GIVEN INFORMATION:
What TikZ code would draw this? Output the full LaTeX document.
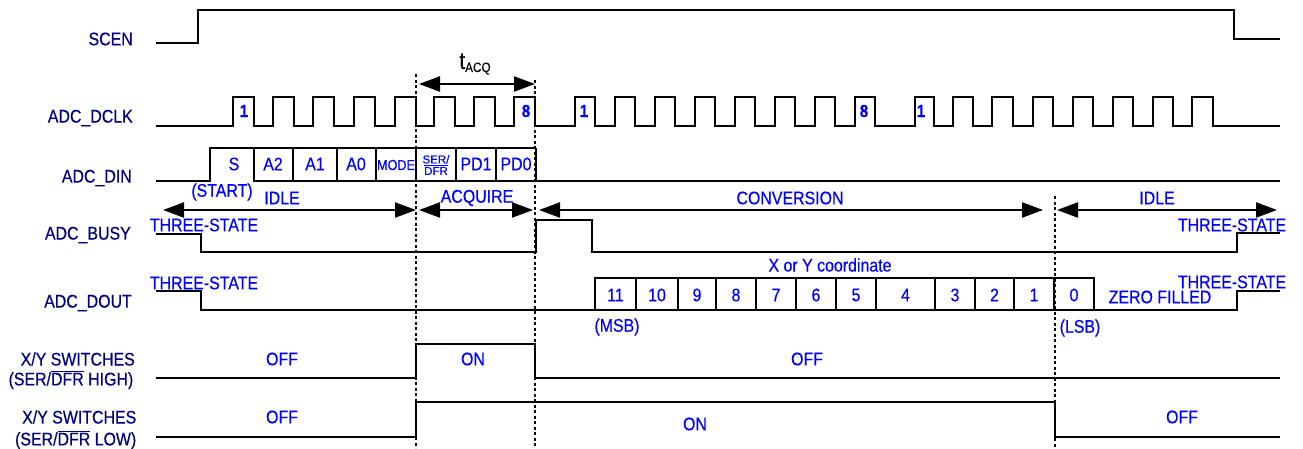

* * *

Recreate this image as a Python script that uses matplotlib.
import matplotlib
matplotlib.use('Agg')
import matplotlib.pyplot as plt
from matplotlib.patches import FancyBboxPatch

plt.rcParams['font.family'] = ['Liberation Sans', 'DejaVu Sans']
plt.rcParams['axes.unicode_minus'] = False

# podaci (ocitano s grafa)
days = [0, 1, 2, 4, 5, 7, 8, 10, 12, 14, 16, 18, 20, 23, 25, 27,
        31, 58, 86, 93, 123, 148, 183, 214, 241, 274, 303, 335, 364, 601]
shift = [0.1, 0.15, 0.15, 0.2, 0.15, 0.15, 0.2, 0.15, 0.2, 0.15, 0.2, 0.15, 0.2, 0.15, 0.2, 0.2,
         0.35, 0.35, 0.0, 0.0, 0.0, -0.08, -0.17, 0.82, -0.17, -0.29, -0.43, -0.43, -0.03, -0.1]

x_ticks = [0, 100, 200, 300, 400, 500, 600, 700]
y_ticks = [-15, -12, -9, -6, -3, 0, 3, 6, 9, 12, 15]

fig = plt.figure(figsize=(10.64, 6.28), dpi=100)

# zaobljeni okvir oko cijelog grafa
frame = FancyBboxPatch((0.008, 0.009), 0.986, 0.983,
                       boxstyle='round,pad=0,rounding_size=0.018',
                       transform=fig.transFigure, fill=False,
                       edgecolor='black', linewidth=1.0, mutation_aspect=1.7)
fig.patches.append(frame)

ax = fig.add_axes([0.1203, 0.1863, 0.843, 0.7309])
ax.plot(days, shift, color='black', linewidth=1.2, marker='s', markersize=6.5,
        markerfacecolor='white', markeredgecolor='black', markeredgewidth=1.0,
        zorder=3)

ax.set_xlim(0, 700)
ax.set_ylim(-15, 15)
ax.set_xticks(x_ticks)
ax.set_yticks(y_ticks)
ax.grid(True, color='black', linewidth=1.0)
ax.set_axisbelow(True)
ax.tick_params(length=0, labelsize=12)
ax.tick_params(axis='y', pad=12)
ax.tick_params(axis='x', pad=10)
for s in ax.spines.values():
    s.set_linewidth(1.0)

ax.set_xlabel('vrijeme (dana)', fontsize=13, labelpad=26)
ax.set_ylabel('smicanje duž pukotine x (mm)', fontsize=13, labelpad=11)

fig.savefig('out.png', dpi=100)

OBJECTIVE:
Pick out every line above that holds the word "matplotlib" and copy it.

EXERCISE SOLUTION:
Recreate this image as a Python script that uses matplotlib.
import matplotlib
matplotlib.use('Agg')
import matplotlib.pyplot as plt
from matplotlib.patches import FancyBboxPatch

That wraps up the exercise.